J'ai beaucoup aimé Viviane Elisabeth Fauville de l'auteure, je me suis donc plongé dans son dernier roman sans aucune crainte. J'aime bien lorsqu'à partir de faits bénins, de personnages fictifs très réalistes un romancier, en l'occurrence, une romancière, bâtit un roman qui m'embarque. Mon seul bémol vient du format puisque je l'ai lu sur une liseuse et que, décidément, ce format n'est pas fait pour moi.

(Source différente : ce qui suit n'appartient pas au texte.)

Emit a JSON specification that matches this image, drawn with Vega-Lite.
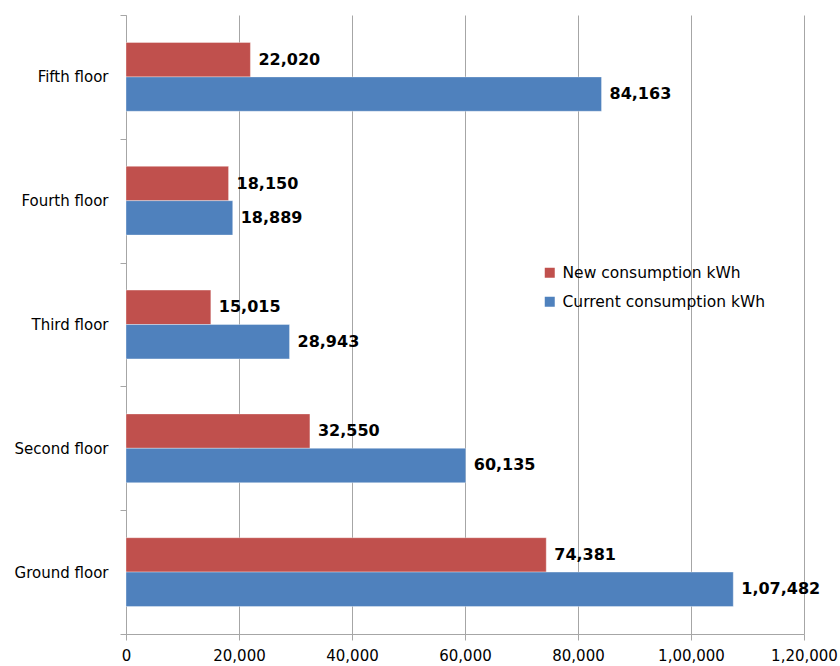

Mais revenons au texte qui m'a séduit par son ton entre l'ironie, l’empathie, le sarcasme, la vacherie. Tous les sentiments et émotions sont décrits : haine, jalousie, envie, amour, désir... Le quartier est une mini-société dans laquelle ces gens apprennent à se connaître, se lient plus ou moins, parfois beaucoup -sans doute trop aux yeux des conjoints. Ce sont des rapports humains classiques et exacerbés qui se nouent dans ce quartier en construction et en rénovation puisque le système de chauffage révolutionnaire ne fonctionne pas. Il faut donc faire venir des ouvriers et là -quelle transition- j'ai souligné le passage suivant, bien vu et fin :
"Quand je suis descendue à la cuisine le jour suivant, un camion benne barrait l'entrée de la voie. Les ouvriers déchargeaient du matériel. Un quart d'heure plus tard, ils ont commencé à forer. C'était un bruit sans nom qui explosait à l'intérieur des crânes. Il n'était pas humainement possible de le supporter. Et ces hommes qui foraient, casque vissé jusqu'aux yeux, bras rivés à l'engin qui pulvérisait l'asphalte, exécutaient leur tâche avec une tristesse muette. Peut-être songeaient-ils, vibrant au rythme de leur machine, qu'ils s'étaient bien fait avoir en traversant la Méditerranée. Peut-être estimaient-ils, à l'inverse, qu'ils étaient mieux ici. Et peut-être qu'ils ne pensaient rien, transformés en simples prolongements de leur machine." (p.68/69)
J'aime l'écriture de Julia Deck, simple et directe qui va à la fois dans le futile et dans la profondeur et qui sait, au tournant d'une phrase a priori anodine amener une info, une remarque, une opinion ou un questionnement inattendu. Elle fait parler Eva, parfois à la troisième personne, parfois à la deuxième lorsqu'elle s'adresse à son mari. Ce "tu" m'a plu. Il donne un ton intimiste, comme si nous étions avec le couple. Elle nous rappelle qu'on ne choisit pas ses voisins, mais qu'il vaut mieux entretenir avec eux des rapports au minimum cordiaux. D'aucuns pourront dire que son roman part un peu dans tous les sens et que la fin est étonnante. Sans doute. Moi, je me suis laissé totalement faire.